When It Comes to Quality Care ... Start Younger!

As our understanding of early childhood brain development expands, so too should our appreciation for the importance of high-quality early care and education. During the first years of life, children experience unparalleled socio-emotional, behavioral, and cognitive growth and development. During this period, the foundation is laid for all subsequent development.

As a result, the first years of life represent an exciting opportunity for us to improve the future well-being of our community. Certainly there are lessons for families in the growing science of early brain development about how best to nurture and support their children’s early development. A useful shorthand for much of this research is that parents should understand the importance of holding, talking, reading, and playing when it comes to optimal early childhood development.

But at the same time, we also need to acknowledge the reality of modern family and work patterns in America.
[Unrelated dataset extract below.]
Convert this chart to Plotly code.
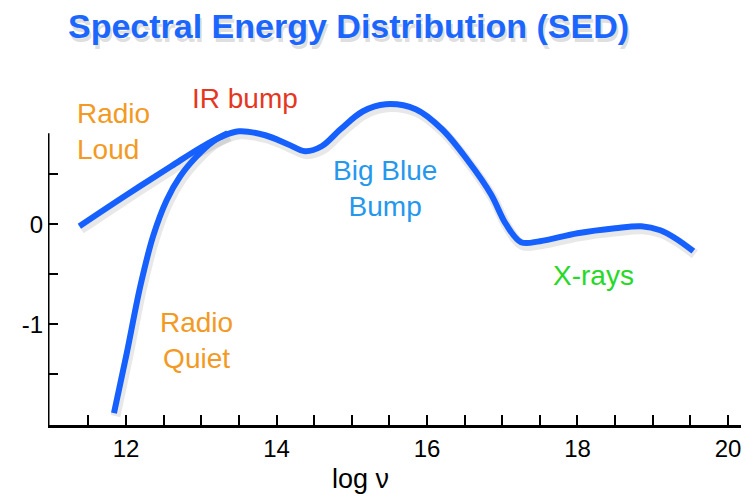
import plotly.graph_objects as go
import numpy as np

# Radio-loud / main SED curve (log nu, log nuF_nu relative)
loud_x = [11.38, 12.0, 12.6, 13.0, 13.25, 13.5, 13.85, 14.15, 14.38, 14.6, 14.85, 15.15,
          15.45, 15.85, 16.2, 16.55, 16.85, 17.05, 17.25, 17.5, 18.0, 18.5, 18.85, 19.1, 19.3, 19.54]
loud_y = [-0.02, 0.29, 0.58, 0.77, 0.87, 0.93, 0.89, 0.80, 0.73, 0.78, 0.95, 1.13,
          1.20, 1.15, 0.95, 0.63, 0.30, 0.0, -0.18, -0.17, -0.09, -0.04, -0.02, -0.06, -0.14, -0.27]

# Radio-quiet branch
quiet_x = [11.84, 12.01, 12.19, 12.36, 12.54, 12.72, 12.94, 13.16, 13.35]
quiet_y = [-1.89, -1.29, -0.62, -0.12, 0.24, 0.48, 0.68, 0.83, 0.91]

x_tick_vals = [11.5, 12, 12.5, 13, 13.5, 14, 14.5, 15, 15.5, 16, 16.5, 17, 17.5, 18, 18.5, 19, 19.5, 20]
x_tick_text = ["", "12", "", "", "", "14", "", "", "", "16", "", "", "", "18", "", "", "", "20"]
y_tick_vals = [-1.5, -1, -0.5, 0, 0.5]
y_tick_text = ["", "-1", "", "0", ""]

x_range = [10.963, 20.213]
y_range = [-2.009, 1.643]
y_axis_top = 0.91

LINE = "#1560ff"
FONT = "Liberation Sans"

# plot-area geometry inside the figure (px)
L, R, T, B = 40, 736, 52, 417.2
W, H = 749, 496
PW, PH = R - L, B - T


def paper_x(px):
    return (px - 8 - L) / PW


def paper_y(py):
    return (B - (py - 8)) / PH


fig = go.Figure()

# soft shadows
for xs, ys in [(loud_x, loud_y), (quiet_x, quiet_y)]:
    fig.add_trace(go.Scatter(x=np.array(xs) + 0.02, y=np.array(ys) - 0.03, mode="lines",
                             line=dict(color="rgba(0,0,0,0.09)", width=10, shape="spline", smoothing=1.0),
                             hoverinfo="skip", showlegend=False))

fig.add_trace(go.Scatter(x=quiet_x, y=quiet_y, mode="lines",
                         line=dict(color=LINE, width=6, shape="spline", smoothing=1.0),
                         showlegend=False))
fig.add_trace(go.Scatter(x=loud_x, y=loud_y, mode="lines",
                         line=dict(color=LINE, width=6, shape="spline", smoothing=1.0),
                         showlegend=False))

annots = [
    dict(x=11.32, y=0.93, text="Radio<br>Loud", xanchor="left", align="left", color="#f39a24"),
    dict(x=13.58, y=1.26, text="IR bump", xanchor="center", align="center", color="#e5371f"),
    dict(x=15.44, y=0.36, text="Big Blue<br>Bump", xanchor="center", align="center", color="#2597ec"),
    dict(x=12.93, y=-1.16, text="Radio<br>Quiet", xanchor="center", align="center", color="#f39a24"),
    dict(x=18.21, y=-0.51, text="X-rays", xanchor="center", align="center", color="#27d927"),
]
for a in annots:
    fig.add_annotation(x=a["x"], y=a["y"], xref="x", yref="y", text=a["text"], showarrow=False,
                       xanchor=a["xanchor"], yanchor="middle", align=a["align"],
                       font=dict(family=FONT, size=28, color=a["color"]))

# title with shadow
for dx, dy, col in [(2, -4, "rgba(0,0,0,0.14)"), (0, 0, "#1a66ff")]:
    fig.add_annotation(x=paper_x(348), y=paper_y(26), xref="paper", yref="paper",
                       text="<b>Spectral Energy Distribution (SED)</b>", showarrow=False,
                       xanchor="center", yanchor="middle", xshift=dx, yshift=dy,
                       font=dict(family=FONT, size=34, color=col))

# x axis title
fig.add_annotation(x=paper_x(360), y=paper_y(479), xref="paper", yref="paper", text="log ν",
                   showarrow=False, xanchor="center", yanchor="middle",
                   font=dict(family=FONT, size=27, color="black"))

# y axis line (partial)
fig.add_shape(type="line", xref="x", yref="y", x0=x_range[0], x1=x_range[0],
              y0=y_range[0] - 0.03, y1=y_axis_top, line=dict(color="black", width=3))

fig.update_layout(
    width=W, height=H,
    margin=dict(l=L, r=W - R, t=T, b=H - B, pad=0),
    paper_bgcolor="white", plot_bgcolor="white",
    showlegend=False,
    xaxis=dict(range=x_range, showgrid=False, zeroline=False, showline=True,
               linecolor="black", linewidth=3, ticks="inside", ticklen=10, tickwidth=1.5,
               tickcolor="black", tickvals=x_tick_vals, ticktext=x_tick_text,
               tickfont=dict(family=FONT, size=24, color="black")),
    yaxis=dict(range=y_range, showgrid=False, zeroline=False, showline=False,
               ticks="inside", ticklen=10, tickwidth=1.5, tickcolor="black",
               tickvals=y_tick_vals, ticktext=y_tick_text, ticklabelstandoff=4,
               tickfont=dict(family=FONT, size=24, color="black")),
)

fig.write_html("out.html")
Today, where a majority of parents – both mothers and fathers – work outside of the home, meaning that the majority of children, including our youngest children, spend a portion of every day in the care of someone other than their parents.

The quality of the care that children receive in child-care settings makes a tremendous difference. Unfortunately, most child-care in America is low quality, characterized by high caregiver turnover, poorly designed programs, or inadequately prepared staff. As research by the National Institute of Early Education Research and the National Scientific Council on the Developing Child makes clear, poor quality care can potentially jeopardize a child’s health, safety and development, and can leave children poorly prepared for school.

When children arrive at kindergarten without the developmental skill-sets in place to thrive, they are more likely to struggle and fall behind in school, are more likely to engage in risky behaviors as teen-agers and become teen parents, and are more likely to drop out of high school before they graduate.

On the other hand, young children who are nurtured by warm, supportive caregivers in the first years of life develop greater social competence, exhibit fewer behavioral problems, and develop enhanced thinking skills. This foundation, in turn, translates into enhanced academic performance and greater lifetime well-being.

How much of a difference can quality make?

Last year, a study was released that has been tracking more than 1,300 children since 1991. Among the study’s findings: at age 15, children who received low-quality care during their first four years of life are likely to have higher rates of behavior and academic problems at age 15.

More evidence comes from a recent review of 20 major research projects that evaluated dimensions of outcomes associated with the quality of early care and education, the non-partisan Child Trends research institute found a consistent relationship between the quality of child-care and child outcomes.

For all children, higher-quality care was associated with modestly higher academic and language outcomes and social skills. These relationships remained even after controlling for background characteristics of children.

The importance of quality is one reason why the nation-wide move toward universal, voluntary pre-kindergarten programs such as Tennessee’s Pre-K program is to be applauded. As the recent studies out of Vanderbilt University affirm, it is just such programs that are associated with the greatest gains in early development and school readiness.

Even more significant, Child Trends found that children’s academic and language outcomes were stronger when they had access to high-quality early learning programs as 2 and 3 year olds, long before most children have access to high-quality early care and education. Paraphrasing Edward Zigler, the father of Head Start: when it comes to high-quality early childhood investments, earlier is better.